La religion, enseignée par Jésus et réalisée en lui, embrasse dans sa vitalité puissante l’humanité entière. Elle est comme un grand livre d’histoire en deux volumes. L’un contient la prophétie de ce qui doit être; l’autre, le récit des événemens prophétisés. L’Esprit de Dieu seul a pu écrire le premier; seul, il a pu réaliser ce que contient le second et permettre à des hommes de le comprendre et de le raconter. Les deux volumes sont ouverts à tous les yeux. Il n’est plus au pouvoir de personne de les falsifier. Si les chrétiens attentaient au premier, les Juifs élèveraient des quatre coins du monde une protestation ; et si les hérétiques ou les païens modernes voulaient attenter au second, l’Eglise, qui remplit l’humanité, se soulèverait pour sauvegarder ses Évangiles.

Voilà les deux grands témoignages de Dieu. Il apparaît ainsi maître des temps, puisqu’il les annonce bien avant qu’ils ne soient, et puisqu’il les fait arriver comme il les avait annoncés par la voix des prophètes.

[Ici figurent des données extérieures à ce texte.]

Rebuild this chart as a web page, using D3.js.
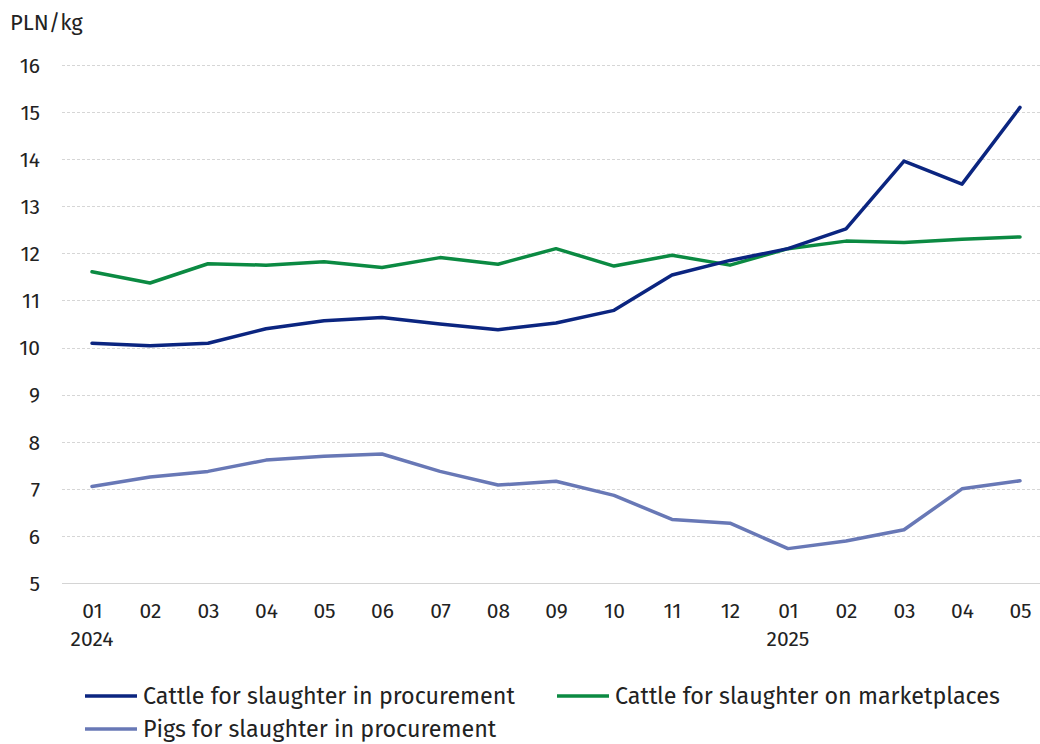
<!DOCTYPE html>
<html>
<head>
<meta charset="utf-8">
<script src="https://cdn.jsdelivr.net/npm/d3@7"></script>
<style>
  body { margin: 0; background: #fff; }
  text { font-family: "Fira Sans", "Open Sans", "Noto Sans", sans-serif; fill: #222; }
</style>
</head>
<body>
<div id="chart"></div>
<script>
const months = ["01", "02", "03", "04", "05", "06", "07", "08", "09", "10", "11", "12", "01", "02", "03", "04", "05"];
const years = { 0: "2024", 12: "2025" };
const yTicks = [5, 6, 7, 8, 9, 10, 11, 12, 13, 14, 15, 16];

const cattleProcurement = [10.09, 10.04, 10.09, 10.40, 10.57, 10.64, 10.50, 10.38, 10.52, 10.79, 11.54, 11.85, 12.10, 12.52, 13.96, 13.47, 15.10];
const cattleMarket = [11.61, 11.37, 11.78, 11.75, 11.82, 11.70, 11.91, 11.77, 12.10, 11.73, 11.96, 11.75, 12.10, 12.26, 12.23, 12.30, 12.35];
const pigsProcurement = [7.05, 7.25, 7.37, 7.61, 7.69, 7.74, 7.37, 7.08, 7.16, 6.86, 6.35, 6.27, 5.73, 5.89, 6.13, 7.00, 7.17];

const seriesNames = ["Cattle for slaughter in procurement", "Cattle for slaughter on marketplaces", "Pigs for slaughter in procurement"];
const seriesColors = ["#0b2580", "#0b8a42", "#6878b6"];

const width = 1040,
  height = 744,
  margin = { top: 65, bottom: 161, left: 62, right: 0 };

const series = [cattleProcurement, cattleMarket, pigsProcurement].map((values, i) => ({
  name: seriesNames[i],
  color: seriesColors[i],
  values: values
}));

const svg = d3
  .select("#chart")
  .append("svg")
  .attr("width", width)
  .attr("height", height);

const xScale = d3
  .scalePoint()
  .domain(d3.range(months.length))
  .range([92, 1020]);

const yScale = d3
  .scaleLinear()
  .domain([5, 16])
  .range([height - margin.bottom, margin.top]);

// gridlines
svg
  .append("g")
  .selectAll("line")
  .data(yTicks)
  .join("line")
  .attr("x1", margin.left)
  .attr("x2", width)
  .attr("y1", d => Math.round(yScale(d)) + 0.5)
  .attr("y2", d => Math.round(yScale(d)) + 0.5)
  .attr("stroke", d => (d === 5 ? "#d4d4d4" : "#d6d6d6"))
  .attr("stroke-width", 1)
  .attr("stroke-dasharray", d => (d === 5 ? null : "3,2"));

// y axis labels
const yAxis = d3.axisLeft(yScale).tickValues(yTicks).tickSize(0).tickPadding(0);
svg
  .append("g")
  .attr("transform", "translate(40,0)")
  .call(yAxis)
  .call(g => g.select(".domain").remove())
  .selectAll("text")
  .attr("font-size", 21)
  .attr("font-family", null)
  .attr("dy", "0.35em");

svg
  .append("text")
  .attr("x", 10)
  .attr("y", 30)
  .attr("font-size", 22)
  .text("PLN/kg");

// x axis labels
const xAxis = d3.axisBottom(xScale).tickFormat(i => months[i]).tickSize(0).tickPadding(0);
svg
  .append("g")
  .attr("transform", "translate(0,618)")
  .call(xAxis)
  .call(g => g.select(".domain").remove())
  .selectAll("text")
  .attr("font-size", 21)
  .attr("font-family", null)
  .attr("dy", "0");

svg
  .append("g")
  .selectAll("text")
  .data(Object.keys(years).map(Number))
  .join("text")
  .attr("x", d => xScale(d))
  .attr("y", 646)
  .attr("text-anchor", "middle")
  .attr("font-size", 21)
  .text(d => years[d]);

// lines
const line = d3
  .line()
  .x((d, i) => xScale(i))
  .y(d => yScale(d));

svg
  .append("g")
  .selectAll("path")
  .data([series[2], series[1], series[0]])
  .join("path")
  .attr("fill", "none")
  .attr("stroke", d => d.color)
  .attr("stroke-width", 3.5)
  .attr("stroke-linejoin", "round")
  .attr("stroke-linecap", "round")
  .attr("d", d => line(d.values));

// legend
const legendPos = [
  { x: 85, y: 696 },
  { x: 557, y: 696 },
  { x: 85, y: 729 }
];

const legend = svg
  .append("g")
  .selectAll("g")
  .data(series)
  .join("g")
  .attr("transform", (d, i) => `translate(${legendPos[i].x},${legendPos[i].y})`);

legend
  .append("line")
  .attr("x1", 0)
  .attr("x2", 52)
  .attr("stroke", d => d.color)
  .attr("stroke-width", 3.5);

legend
  .append("text")
  .attr("x", 58)
  .attr("dy", "0.35em")
  .attr("font-size", 23.3)
  .text(d => d.name);
</script>
</body>
</html>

Nulle critique, nulle exégèse, nul système, nulle incrédulité n’aura raison de cette œuvre colossale ; mais Dieu se plaît, dans ses rapports avec l’homme, à confondre la vaine sagesse qui se prévaut contre lui et à dédaigner cette culture qui, sous le nom de science et de philosophie, s’acharne à démolir son œuvre. L’œuvre subsiste, impassible et grandissante, étonnant ceux qui se brisent contre elle et ralliant à sa lumière les simples, les souffrans, les humbles, et même les grands esprits, pour peu qu’ils renoncent à mesurer Dieu et s’appliquent à l’aimer.


X.

Si la prophétie existe, — et l’on a vu avec quelle puissance historique elle s’impose à l’esprit sans prévention, — pourquoi le miracle n’existerait-il pas? S’il existe un Jésus prophétisé, pourquoi pas un Jésus thaumaturge?

Je pose la question non au panthéiste, au matérialiste, au positiviste, au sceptique, à l’incroyant, au croyant; je l’adresse à l’homme. Avant d’être ralliés à un système ou à une croyance.